The farm bill moving through Congress provides the Democrats an excellent chance to challenge special interests and help average families.

A ripe target for reform is the sugar program, which protects sugar growers and inflates domestic sugar to twice the world price. This racket costs U.S. families about $2 billion annually, hitting them whenever they buy chocolates, breakfast cereal and the like.

When the Republicans controlled Congress, they shied away from sugar reform, yielding to the power of the sugar growers’ lobby. The Democrats can show that they are different. By reforming sugar policies, they could cut food costs for families and end unfair benefits for a small group of wealthy sugar barons.

The sugar program is essentially a producer cartel run out of Washington. The Agriculture Department operates a complex loan program to guarantee sugar growers certain prices, which it enforces with import barriers and domestic production controls.

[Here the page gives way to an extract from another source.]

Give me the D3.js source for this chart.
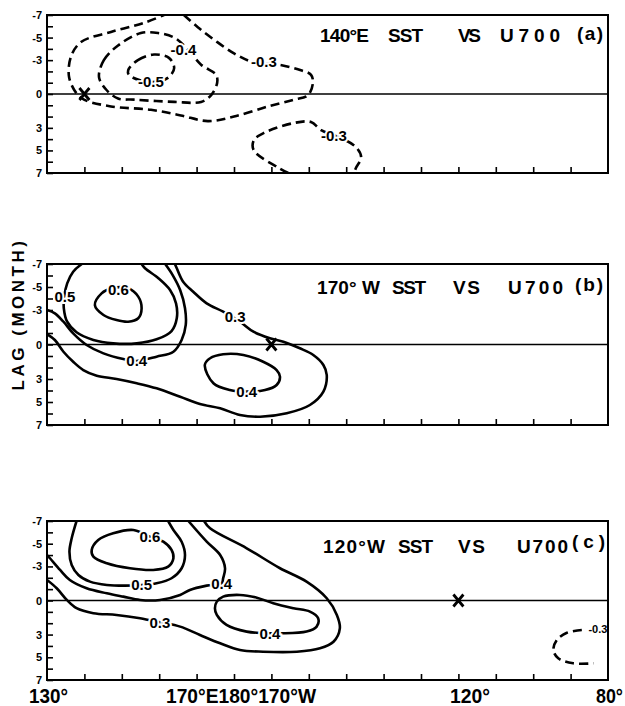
<!DOCTYPE html>
<html><head><meta charset="utf-8">
<script src="https://cdn.jsdelivr.net/npm/d3@7"></script>
<style>body{margin:0;background:#fff}svg{display:block}</style>
</head><body>
<svg id="chart" width="625" height="706"></svg>
<script>
// ---------------- DATA ----------------
const lonTicks = [140,150,160,170,180,190,200,210,220,230,240,250,260,270];
const lagTicks = [-7,-6,-5,-4,-3,-2,-1,0,1,2,3,4,5,6,7];
const lagLabels = [-7,-5,-3,0,3,5,7];
const bottomLabels = ["130°","170°E180°170°W","120°","80°"];
const yTitle = "LAG (MONTH)";
const titleA = ["140°E","SST","VS","U700","(a)"];
const titleB = ["170° W","SST","VS","U700","(b)"];
const titleC = ["120°W","SST","VS","U700","(c)"];
const xMarkers = [[140,0],[190,0],[240,0]];   // base longitude of each panel, lag 0

// panel (a): negative correlations (dashed)  [lon (deg E), lag (month)]
const aNeg03 = [[166.6,-7],[170.4,-5.9],[174.7,-4.8],[180,-3.6],[185.3,-2.8],[191.8,-2.6],[197.9,-2.1],[200.6,-1.7],[201.1,-1.0],[199.8,0.1],[196,0.5],[189.1,1.1],[180,2.0],[173,2.4],[165.8,1.9],[157.8,1.4],[147.1,1.1],[139.9,0.5],[137.8,-0.1],[135.9,-1.5],[136.4,-3.3],[139.1,-4.6],[147.1,-5.5],[155.9,-6.3],[161.3,-7]];
const aNeg04 = [[143.9,-1.5],[145.2,-3.0],[149,-4.3],[155.1,-5.4],[159.7,-5.4],[164,-5.0],[167.5,-4.0],[171.2,-2.6],[175.2,-1.7],[175.5,-1.0],[173.9,0.1],[171.2,0.7],[164,0.7],[153.3,0.5],[149,0.4],[145.8,-0.4]];
const aNeg05 = [[151.7,-2.1],[154.3,-3.0],[158.6,-3.5],[162.6,-3.2],[164,-2.3],[162.6,-1.5],[159.7,-1.1],[155.1,-1.2],[151.9,-1.7]];
const aNeg03Low = [[194.5,7],[192,6.55],[185.3,5.0],[185.3,4.1],[188,3.45],[196,2.57],[200.6,2.48],[203.3,3.2],[208.6,3.9],[212.6,4.7],[214,5.6],[212.6,6.55],[212.1,7]];
const aLabels = [["-0.4",166.5,-3.9],["-0.3",188,-2.85],["-0.5",157.8,-1.1],["-0.3",206.7,3.7]];

// panel (b)
const b06 = [[142.8,-3.43],[144.6,-4.45],[147.3,-4.89],[151.7,-4.89],[154.4,-4.16],[155.3,-3.15],[154.4,-2.28],[151.7,-1.98],[148.6,-2.13],[145.1,-2.57]];
const b05 = [[139.3,-7],[137.0,-6.33],[135.4,-5.32],[134.6,-4.16],[134.5,-3.15],[135.4,-1.98],[137.9,-1.06],[142.4,-0.39],[147.7,-0.10],[154.0,-0.10],[159.3,-0.45],[163.3,-1.17],[164.7,-2.28],[164.5,-3.58],[162.9,-4.74],[159.8,-5.76],[156.2,-6.63],[155.3,-7]];
const b04 = [[161.6,-7],[163.6,-6.04],[165.6,-4.74],[166.9,-3.15],[167.1,-1.70],[166.0,-0.39],[163.8,0.63],[159.3,1.06],[154.0,1.43],[150.4,1.26],[145.1,0.77],[140.6,0.04],[137.0,-0.97],[134.4,-1.98],[132.1,-2.71],[130,-3.0]];
const b03 = [[130,-0.9],[132.1,-0.39],[134.4,0.63],[137.0,1.50],[139.7,2.22],[143.3,2.71],[148.6,3.0],[154.0,3.37],[159.3,3.81],[165.6,4.54],[170.9,5.17],[176.3,5.55],[181.6,6.13],[187.0,6.28],[194.1,5.98],[200.3,5.26],[203.9,4.10],[204.8,2.65],[203.9,1.78],[201.2,0.91],[197.6,0.33],[193.2,-0.24],[189.6,-0.54],[185.2,-1.11],[181.6,-1.98],[177.1,-2.85],[172.7,-3.58],[169.1,-4.59],[166.4,-5.46],[164.7,-6.63],[164.2,-7]];
const b04in = [[172.2,1.78],[173.6,1.20],[177.1,0.85],[182.5,0.91],[187.8,1.50],[191.4,2.22],[192.3,2.80],[191.4,3.52],[188.3,3.96],[183.4,4.10],[178.9,3.96],[174.5,3.37]];
const bLabels = [["0.6",149.1,-4.74],["0.5",134.8,-4.16],["0.4",154.0,1.43],["0.3",180.3,-2.42],["0.4",183.4,4.10]];

// panel (c)
const c06 = [[141.95,-4.45],[143.7,-5.33],[147.7,-5.92],[153.1,-6.21],[157.5,-5.62],[161.1,-5.18],[163.3,-4.45],[163.8,-3.72],[162.4,-2.98],[158.4,-2.69],[152.2,-2.84],[146.0,-3.28],[142.4,-3.86]];
const c05 = [[137.9,-7],[136.6,-5.48],[136.0,-4.30],[136.6,-3.13],[138.4,-2.25],[141.5,-1.66],[146.0,-1.37],[150.9,-1.31],[155.3,-1.37],[159.3,-1.52],[163.3,-1.96],[166.0,-2.84],[166.9,-4.0],[166.0,-5.18],[163.8,-6.21],[162.4,-7]];
const c04 = [[167.8,-7],[172.7,-5.18],[176.3,-4.0],[177.6,-2.84],[177.1,-1.96],[176.7,-1.52],[172.7,-1.31],[168.2,-0.93],[165.6,-0.49],[160.2,-0.05],[154.9,-0.05],[150.4,-0.34],[146.0,-0.64],[140.6,-1.08],[136.1,-1.81],[133.5,-2.69],[130.8,-3.72],[130,-4.0]];
const c03 = [[130,-1.81],[132.6,-1.08],[135.3,-0.05],[137.9,0.68],[142.4,1.12],[148.6,1.27],[154.9,1.56],[160.2,1.92],[165.6,2.30],[170.9,3.04],[176.3,3.77],[181.6,4.36],[187.8,4.51],[196.8,4.51],[203.0,4.21],[206.6,3.63],[208.3,2.45],[207.5,1.27],[204.8,-0.2],[199.4,-1.66],[192.3,-2.84],[183.4,-4.60],[173.6,-6.36],[172.0,-7]];
const c04in = [[175.4,0.10],[177.1,-0.34],[181.6,-0.49],[186.1,-0.25],[190.5,0.24],[195.9,0.68],[200.3,0.98],[202.5,1.56],[202.1,2.30],[199.4,2.74],[192.3,2.89],[189.6,2.89],[183.4,2.74],[178.0,2.15],[175.4,1.27],[174.9,0.68]];
const cNeg03 = [[273.0,2.60],[269.0,2.84],[266.3,3.48],[265.4,4.36],[266.7,5.09],[270.7,5.53],[276.1,5.53]];
const cLabels = [["0.6",157.5,-5.62],["0.5",155.3,-1.37],["0.4",176.7,-1.52],["0.3",160.2,1.92],["0.4",189.6,2.89],["-0.3",277.3,2.55]];

// ---------------- LAYOUT ----------------
const svg = d3.select("#chart");
const FONT = "'Liberation Sans', Arial, sans-serif";
const x = d3.scaleLinear().domain([130,280]).range([47,608]);

const panels = [
  {id:"a", top:15,  bottom:173, title:titleA, tx:[320,388,458,500,577], tw:[49,35,23,60,26], ty:[42,42,42,42,40],
   contours:[{d:aNeg03,closed:false,dash:true},{d:aNeg04,closed:true,dash:true},{d:aNeg05,closed:true,dash:true},{d:aNeg03Low,closed:false,dash:true}],
   labels:aLabels, marker:xMarkers[0]},
  {id:"b", top:264, bottom:425, title:titleB, tx:[317,392,453,508,575], tw:[63,34,27,55,28], ty:[294,294,294,294,291],
   contours:[{d:b06,closed:true},{d:b05,closed:false},{d:b04,closed:false},{d:b03,closed:false},{d:b04in,closed:true}],
   labels:bLabels, marker:xMarkers[1]},
  {id:"c", top:521, bottom:680, title:titleC, tx:[323,398,458,517,572], tw:[62,35,27,51,33], ty:[553,553,553,553,548],
   contours:[{d:c06,closed:true},{d:c05,closed:false},{d:c04,closed:false},{d:c03,closed:false},{d:c04in,closed:true},{d:cNeg03,closed:false,dash:true}],
   labels:cLabels, marker:xMarkers[2]}
];

panels.forEach(p => {
  const y = d3.scaleLinear().domain([-7,7]).range([p.top,p.bottom]);
  const g = svg.append("g");
  const clipId = "clip-" + p.id;
  svg.append("defs").append("clipPath").attr("id",clipId)
    .append("rect").attr("x",x(130)).attr("y",p.top).attr("width",x(280)-x(130)).attr("height",p.bottom-p.top);

  // zero line
  g.append("line").attr("x1",x(130)).attr("x2",x(280)).attr("y1",y(0)).attr("y2",y(0))
    .attr("stroke","#000").attr("stroke-width",1.6);

  // contours
  const cg = g.append("g").attr("clip-path",`url(#${clipId})`);
  p.contours.forEach(c => {
    const line = d3.line().x(d=>x(d[0])).y(d=>y(d[1]))
      .curve(c.closed ? d3.curveCatmullRomClosed.alpha(0.5) : d3.curveCatmullRom.alpha(0.5));
    cg.append("path").attr("d",line(c.d)).attr("fill","none").attr("stroke","#000")
      .attr("stroke-width",2.6).attr("stroke-linejoin","round")
      .attr("stroke-dasharray",c.dash ? "9,5" : null);
  });

  // contour labels
  g.selectAll("text.cl").data(p.labels).join("text").attr("class","cl")
    .attr("x",d=>x(d[1])).attr("y",d=>y(d[2]))
    .attr("text-anchor","middle").attr("dominant-baseline","central")
    .attr("font-family",FONT).attr("font-weight","bold")
    .attr("font-size", d => (p.id==="c" && d[0]==="-0.3") ? 11 : 15)
    .attr("stroke","#fff").attr("stroke-width",4).attr("paint-order","stroke")
    .attr("fill","#000").text(d=>d[0]);

  // X marker
  g.append("path")
    .attr("transform",`translate(${x(p.marker[0])},${y(p.marker[1])})`)
    .attr("d","M-5,-6L5,6M-5,6L5,-6").attr("stroke","#000").attr("stroke-width",2.8).attr("fill","none");

  // axes (ticks inward)
  const xAxis = d3.axisBottom(x).tickValues(lonTicks).tickSize(-6).tickFormat("");
  const xa = g.append("g").attr("transform",`translate(0,${p.bottom})`).call(xAxis);
  xa.select(".domain").remove();
  xa.selectAll("line").attr("stroke","#000").attr("stroke-width",1.6);

  const yAxis = d3.axisLeft(y).tickValues(lagTicks).tickSize(-6).tickPadding(5)
    .tickFormat(d => lagLabels.includes(d) ? String(d) : "");
  const ya = g.append("g").attr("transform",`translate(${x(130)},0)`).call(yAxis);
  ya.select(".domain").remove();
  ya.selectAll("line").attr("stroke","#000").attr("stroke-width",1.6);
  ya.selectAll("text").attr("font-family",FONT).attr("font-weight","bold").attr("font-size",11).attr("fill","#000");

  // frame
  g.append("rect").attr("x",x(130)).attr("y",p.top).attr("width",x(280)-x(130)).attr("height",p.bottom-p.top)
    .attr("fill","none").attr("stroke","#000").attr("stroke-width",2);

  // title
  p.title.forEach((w,i) => {
    g.append("text").attr("x",p.tx[i]).attr("y",p.ty[i])
      .attr("font-family",FONT).attr("font-weight","bold").attr("font-size",19)
      .attr("textLength",p.tw[i]).attr("lengthAdjust","spacing")
      .attr("fill","#000").text(w);
  });
});

// bottom longitude labels
const blX = [29,166,450,596], blW = [39,150,40,27];
bottomLabels.forEach((t,i) => {
  svg.append("text").attr("x",blX[i]).attr("y",703)
    .attr("font-family",FONT).attr("font-weight","bold").attr("font-size",20)
    .attr("textLength",blW[i]).attr("lengthAdjust","spacingAndGlyphs")
    .attr("fill","#000").text(t);
});

// y title
svg.append("text").attr("transform","translate(24,314) rotate(-90)")
  .attr("text-anchor","middle").attr("font-family",FONT).attr("font-weight","bold")
  .attr("font-size",17).attr("letter-spacing",3.5).attr("fill","#000").text(yTitle);
</script>
</body></html>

The import barriers prevent cheaper foreign sugar from putting downward pressure on domestic prices. Current rules restrict sugar imports to about 15% of the American market. By contrast, when rules were looser prior to the 1980s, sugar imports accounted for half the U.S. market.

In the domestic market, the Agriculture Department decides what total sugar production ought to be and allots 54% of production to beet sugar and 46% to cane sugar. The department then allots each sugar company a specific production quota. According to the Government Accountability Office, 42% of sugar program benefits go to just 1% of sugar growers.

Most sugar beet production is in Minnesota, Idaho, North Dakota, Michigan and California. Most sugarcane production is in Florida and Louisiana. Not surprisingly, policymakers from those states usually block sugar reform. Nonetheless, policymakers from Illinois and other such states, which have food companies damaged by high sugar prices, are challenging the current program.

High sugar prices harm manufacturers of candies, chocolates and breakfast cereal. A 2006 study by the Commerce Department found that for each sugar industry job saved by the sugar program, nearly three food manufacturing jobs are lost. The study found that:

  • Employment in food companies that use substantial amounts of sugar is declining. Imports of food products that contain sugar are growing because it is not competitive to make those products in the U.S.
  • Numerous companies have relocated to Canada and Mexico, where sugar prices are much lower.
  • Chicago, once the nation’s candy manufacturing capital, has lost thousands of jobs. In 2004, candy maker Fannie May closed its Chicago factory and Brach’s moved its Chicago candy production to Mexico.
  • Michigan took a hit in 2002, when Kraft moved its 600–worker LifeSavers factory to Canada in search of low–cost sugar.
  • Hershey Foods closed plants in Pennsylvania, Colorado and California and relocated them to Canada as well.

The sugar program also causes environmental damage. Large areas of the Florida Everglades have been converted to cane sugar production as a result of sugar protection. That has caused damage from the related land drainage, runoff of chemical fertilizers, and the destruction of natural habitat.

With all the negative effects of the sugar program, why does it survive? Because Congress often puts the interests of the favored few ahead of the general public good. In this case, sugar growers are well–organized and they protect the program by providing large campaign support to presidents, governors and many members of Congress.

But the sugar lobby is beatable. The Bush administration proposed minor reform to sugar policies this year, and a bipartisan group of more than 100 House members led by Jeff Flake, R–Ariz., is demanding fundamental reform.

Also, under rules of the North American Free Trade Agreement, the sugar trade with Mexico will be opened in 2008, which should add to the pressure for reform.

In winning the House last year, Democrats portrayed themselves as reformers willing to take on special interests for the benefit of average families. Now they have a chance to prove it by abolishing the sugar program.